Page 3 Profile: Ho Van Lang, jungle dweller


Click to follow
The Independent Online

He looks a little confused.

Ho Van Lang isn’t accustomed to the glare of the cameras. Nor is the 41-year-old, dressed in a loincloth fashioned from tree bark, particularly used to crowds of people. For the past four decades, he has been living deep in the Vietnamese jungle with his father, 82-year-old Ho Van Thanh. In the thick, hot forests of Quang Ngai province, they grew corn to supplement a diet of scavenged fruits and animals hunted with arrows.

How did they end up so far from society?

Mr Ho fled his home village in 1971 during the Vietnam War after his wife was killed by a landmine. He took his baby son with him.

How were they discovered?

The Vietnamese media claimed that a party of local people happened upon them, and were startled by their unusual appearance. Authorities were informed, and after a five-hour search on Thursday the pair were discovered living in a tree house five metres up. Inside the makeshift home were the father’s military trousers and a baby’s red coat. Mr Ho was carried out of the forest in a hammock, accompanied by his son.

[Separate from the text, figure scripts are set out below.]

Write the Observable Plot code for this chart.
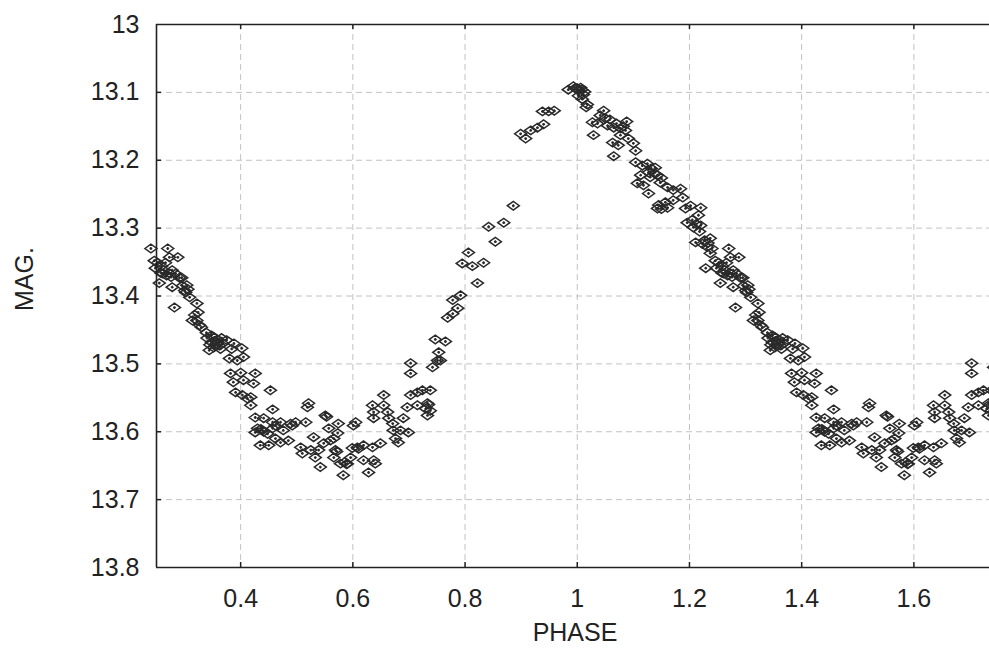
<!DOCTYPE html>
<html><head><meta charset="utf-8">
<script src="https://cdn.jsdelivr.net/npm/d3@7"></script>
<script src="https://cdn.jsdelivr.net/npm/@observablehq/plot@0.6"></script>
<style>body{margin:0;background:#fff;} #chart svg{display:block}</style>
</head><body><div id="chart"></div>
<script>
// Folded light curve: [phase (0-1), magnitude]; drawn at phase and phase+1
const descending = [
  [0.000,13.094],[0.006,13.093],[0.013,13.099],[0.002,13.105],[0.009,13.110],[0.018,13.118],[0.016,13.122],
  [0.027,13.144],[0.036,13.146],[0.041,13.134],[0.047,13.127],[0.054,13.149],[0.065,13.152],[0.077,13.153],
  [0.088,13.143],[0.086,13.156],[0.029,13.163],[0.063,13.174],[0.073,13.178],[0.091,13.168],[0.100,13.175],
  [0.104,13.186],[0.065,13.194],[0.104,13.203],[0.116,13.208],[0.127,13.218],[0.139,13.211],[0.113,13.222],
  [0.107,13.234],[0.118,13.237],[0.148,13.233],[0.161,13.240],[0.171,13.244],[0.184,13.242],[0.127,13.249],
  [0.143,13.271],[0.161,13.270],[0.171,13.259],[0.188,13.255],[0.193,13.271],[0.196,13.292],[0.207,13.299],
  [0.220,13.270],[0.216,13.281],[0.220,13.296],[0.237,13.315],[0.223,13.323],[0.211,13.321],[0.232,13.328],
  [0.270,13.330],[0.288,13.343],[0.273,13.343],[0.237,13.337],[0.246,13.348],[0.229,13.359],[0.261,13.367],
  [0.278,13.362],[0.295,13.373],[0.255,13.381],[0.278,13.387],[0.304,13.384],[0.309,13.402],[0.282,13.417],
  [0.322,13.411],[0.324,13.424],[0.314,13.436],[0.327,13.443],[0.339,13.454],[0.353,13.461],[0.344,13.480],
  [0.362,13.473],[0.348,13.468],[0.252,13.351],[0.259,13.356],[0.266,13.351],[0.284,13.367],[0.291,13.373],
  [0.248,13.359],[0.143,13.222],[0.150,13.226],[0.202,13.267],[0.348,13.458],[0.360,13.465],[0.368,13.470],
  [0.300,13.392],[0.077,13.163],[0.050,13.138],
  [0.003,13.097],[0.008,13.096],[0.011,13.103],[0.058,13.140],[0.070,13.146],[0.082,13.150],
  [0.125,13.205],[0.132,13.212],[0.137,13.219],[0.130,13.225],[0.145,13.266],[0.150,13.272],[0.157,13.262],
  [0.205,13.288],[0.212,13.294],[0.218,13.305],[0.227,13.318],[0.233,13.322],[0.240,13.330],
  [0.263,13.362],[0.268,13.370],[0.272,13.366],[0.276,13.372],[0.258,13.366],[0.296,13.385],[0.302,13.395],
  [0.306,13.390],[0.318,13.428],[0.322,13.436],[0.330,13.446],[0.340,13.462],[0.345,13.472],[0.352,13.476],
  [0.357,13.470],[0.364,13.478],[0.355,13.466],[0.366,13.462]
];
const minimum = [
  [0.375,13.465],[0.402,13.477],[0.380,13.492],[0.394,13.495],[0.405,13.490],[0.382,13.514],[0.400,13.513],
  [0.426,13.514],[0.387,13.527],[0.405,13.524],[0.423,13.529],[0.453,13.539],[0.391,13.542],[0.403,13.546],
  [0.418,13.549],[0.412,13.551],[0.418,13.561],[0.457,13.567],[0.426,13.579],[0.441,13.580],[0.457,13.586],
  [0.471,13.586],[0.489,13.588],[0.498,13.586],[0.516,13.586],[0.430,13.595],[0.439,13.598],[0.457,13.595],
  [0.476,13.598],[0.492,13.591],[0.462,13.610],[0.471,13.616],[0.485,13.613],[0.435,13.620],[0.450,13.620],
  [0.521,13.558],[0.519,13.564],[0.551,13.576],[0.530,13.608],[0.557,13.595],[0.574,13.588],[0.573,13.602],
  [0.566,13.610],[0.507,13.623],[0.510,13.632],[0.525,13.627],[0.533,13.638],[0.539,13.627],[0.548,13.617],
  [0.560,13.613],[0.542,13.652],[0.569,13.627],[0.566,13.638],[0.578,13.647],[0.590,13.647],[0.583,13.664],
  [0.596,13.638],[0.599,13.624],[0.608,13.623],[0.619,13.620],[0.635,13.623],[0.649,13.617],[0.605,13.586],
  [0.601,13.591],[0.619,13.642],[0.628,13.660],[0.637,13.642],[0.640,13.647],[0.635,13.561],[0.637,13.571],
  [0.637,13.580],[0.655,13.546],[0.655,13.561],[0.662,13.571],[0.664,13.580],[0.671,13.588],[0.672,13.598],
  [0.685,13.598],[0.699,13.601],[0.676,13.610],[0.681,13.616],[0.690,13.580],[0.697,13.564],[0.703,13.546],
  [0.715,13.542],[0.724,13.539],[0.738,13.539],[0.715,13.561],[0.733,13.558],[0.738,13.569],[0.730,13.566],
  [0.733,13.576],[0.703,13.499],[0.703,13.514],[0.742,13.505],[0.751,13.495],[0.753,13.483],
  [0.426,13.601],[0.462,13.591],
  [0.553,13.578],[0.735,13.560],[0.571,13.629],[0.441,13.600],[0.585,13.645],[0.589,13.648],[0.610,13.625],
  [0.388,13.470],[0.384,13.478],[0.436,13.596],[0.448,13.603]
];
const rising = [
  [0.747,13.464],[0.765,13.467],[0.756,13.495],[0.792,13.399],[0.778,13.406],[0.787,13.418],[0.769,13.432],
  [0.778,13.426],[0.806,13.336],[0.795,13.352],[0.813,13.356],[0.833,13.351],[0.822,13.381],[0.869,13.292],
  [0.842,13.298],[0.854,13.320],[0.886,13.267],[0.899,13.161],[0.908,13.168],[0.917,13.156],[0.929,13.152],
  [0.940,13.147],[0.938,13.128],[0.949,13.128],[0.959,13.127],[0.984,13.096],[0.993,13.091],[0.996,13.094]
];
const xTicks = [0.4, 0.6, 0.8, 1, 1.2, 1.4, 1.6];
const yTicks = [13, 13.1, 13.2, 13.3, 13.4, 13.5, 13.6, 13.7, 13.8];
const yGrid = yTicks.slice(1, -1);
const xLabel = "PHASE";
const yLabel = "MAG.";

const folded = [...descending, ...minimum, ...rising]
  .flatMap(([p, m]) => [{phase: p, mag: m}, {phase: p + 1, mag: m}])
  .filter(d => d.phase >= 0.24 && d.phase <= 1.76);

const diamond = {
  draw(ctx) {
    ctx.moveTo(-6, 0); ctx.lineTo(0, -4.3); ctx.lineTo(6, 0); ctx.lineTo(0, 4.3); ctx.closePath();
    ctx.moveTo(-1.4, 0); ctx.lineTo(1.4, 0); ctx.moveTo(0, -1.4); ctx.lineTo(0, 1.4);
  }
};

const font = "'Liberation Sans', Arial, sans-serif";
const plot = Plot.plot({
  width: 989, height: 648,
  marginLeft: 156, marginRight: 0, marginTop: 24, marginBottom: 81,
  style: {fontFamily: font, fontSize: "25px", color: "#222", background: "#fff"},
  x: {domain: [0.25, 1.7348]},
  y: {domain: [13, 13.8], reverse: true},
  marks: [
    Plot.ruleX(xTicks, {x: Plot.identity, stroke: "#c2c2c2", strokeDasharray: "6,4", strokeOpacity: 1}),
    Plot.ruleY(yGrid, {y: Plot.identity, stroke: "#c2c2c2", strokeDasharray: "6,4", strokeOpacity: 1}),
    Plot.dot(folded, {x: "phase", y: "mag", symbol: diamond, r: 4, stroke: "#2a2a2a", strokeWidth: 1.5, fill: "none"}),
    Plot.tickX(xTicks, {x: Plot.identity, insetTop: 538, stroke: "#222", strokeWidth: 1.5}),
    Plot.tickX(xTicks, {x: Plot.identity, insetBottom: 538, stroke: "#222", strokeWidth: 1.5}),
    Plot.tickY(yGrid, {y: Plot.identity, insetRight: 828, stroke: "#222", strokeWidth: 1.5}),
    Plot.ruleY([13, 13.8], {y: Plot.identity, stroke: "#222", strokeWidth: 1.6}),
    Plot.ruleX([0.25], {x: Plot.identity, stroke: "#222", strokeWidth: 1.6}),
    Plot.axisX(xTicks, {tickSize: 0, tickPadding: 22, label: null, fontSize: 25, tickFormat: d => String(d)}),
    Plot.axisY(yTicks, {tickSize: 0, tickPadding: 17, label: null, fontSize: 25, tickFormat: d => String(d)}),
    Plot.text([xLabel], {frameAnchor: "bottom", dx: 2, dy: 73, lineAnchor: "bottom", fontSize: 25, fill: "#222"}),
    Plot.text([yLabel], {frameAnchor: "left", rotate: -90, dx: -132, dy: 15, fontSize: 25, fill: "#222"})
  ]
});
document.getElementById("chart").append(plot);
</script>
</body></html>
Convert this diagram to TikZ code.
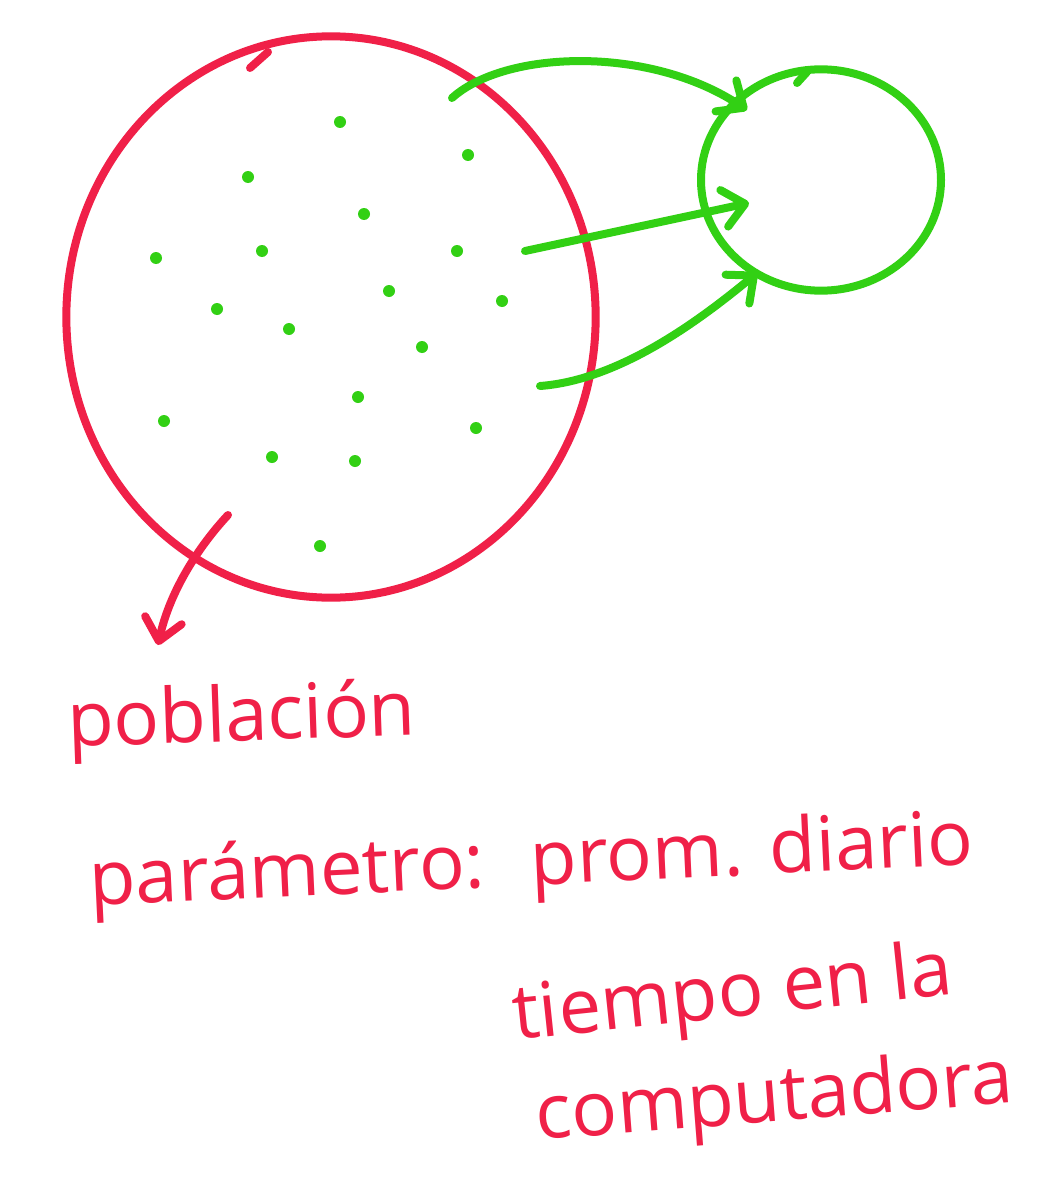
\documentclass[tikz,border=0pt]{standalone}
\usepackage{fontspec}
\setmainfont{Open Sans}
\usetikzlibrary{arrows.meta,shapes.geometric,calc}
\definecolor{hred}{RGB}{240,32,72}
\definecolor{hgreen}{RGB}{50,208,20}
\begin{document}
\begin{tikzpicture}[x=0.75pt,y=-0.75pt,
  redline/.style={draw=hred,line width=6pt,line cap=round,line join=round},
  greenline/.style={draw=hgreen,line width=6pt,line cap=round,line join=round},
  popshape/.style={ellipse,redline,minimum width=397pt,minimum height=421pt,inner sep=0pt},
  sampleshape/.style={ellipse,greenline,minimum width=180pt,minimum height=166pt,inner sep=0pt},
  gdot/.style={circle,fill=hgreen,draw=none,inner sep=0pt,minimum size=9pt},
  handtip/.style={-{Straight Barb[length=16pt,width=28pt,round]}},
  hand/.style={text=hred,font=\fontsize{57}{62}\selectfont,inner sep=0pt,anchor=base west}]
\fill[white] (0,0) rectangle (1051,1184);
\useasboundingbox (0,0) rectangle (1051,1184);

% population and sample
\node[popshape] (pop) at (331,317) {};
\node[sampleshape] (sample) at (821,180) {};
\draw[redline] (250,68) -- (268,52);
\draw[greenline] (797,83) -- (807,72);

% individuals
\node[gdot] (d1) at (340,122) {};
\node[gdot] (d2) at (468,155) {};
\node[gdot] (d3) at (248,177) {};
\node[gdot] (d4) at (364,214) {};
\node[gdot] (d5) at (457,251) {};
\node[gdot] (d6) at (156,258) {};
\node[gdot] (d7) at (262,251) {};
\node[gdot] (d8) at (389,291) {};
\node[gdot] (d9) at (502,301) {};
\node[gdot] (d10) at (217,309) {};
\node[gdot] (d11) at (289,329) {};
\node[gdot] (d12) at (422,347) {};
\node[gdot] (d13) at (358,397) {};
\node[gdot] (d14) at (476,428) {};
\node[gdot] (d15) at (164,421) {};
\node[gdot] (d16) at (272,457) {};
\node[gdot] (d17) at (355,461) {};
\node[gdot] (d18) at (320,546) {};

% sampling arrows
\coordinate (s1) at (452,98);
\coordinate (s2) at (525,251);
\coordinate (s3) at (540,386);
\coordinate (t1) at ($(sample.center)+(-74,-70)$);
\coordinate (t2) at ($(sample.center)+(-72,23)$);
\coordinate (t3) at ($(sample.center)+(-64,93)$);
\draw[greenline,handtip] (s1) .. controls (505,50) and (650,45) .. (t1);
\draw[greenline,handtip] (s2) -- (t2);
\draw[greenline,handtip] (s3) .. controls (620,380) and (700,320) .. (t3);

% labels
\node[hand,rotate=2] (pob) at (68,747) {población};
\node[hand,rotate=2.7] (par) at (90,906) {parámetro:\hspace{0.6em}prom. diario};
\node[hand,rotate=6] (tie) at (515,1040) {tiempo en la};
\node[hand,rotate=4.5] (comp) at (537,1140) {computadora};

\coordinate (r0) at (228,515);
\coordinate (r1) at (158,645);
\draw[redline,handtip] (r0) .. controls (200,545) and (170,590) .. (r1);
\end{tikzpicture}
\end{document}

Was this their first human  contact in 40 years?

Mr Ho’s other son, Ho Van Tri, tracked them down almost two decades after the end of the war  in 1975. He tried to persuade  them to return to modern society, but they preferred to keep their own company.

Now, it seems they have no choice.

They’re being given medical checks and it is hoped they will be reintegrated into society, but it will be a hard road. The elderly man no longer speaks, while his son has command of just a few words in the local Cor dialect.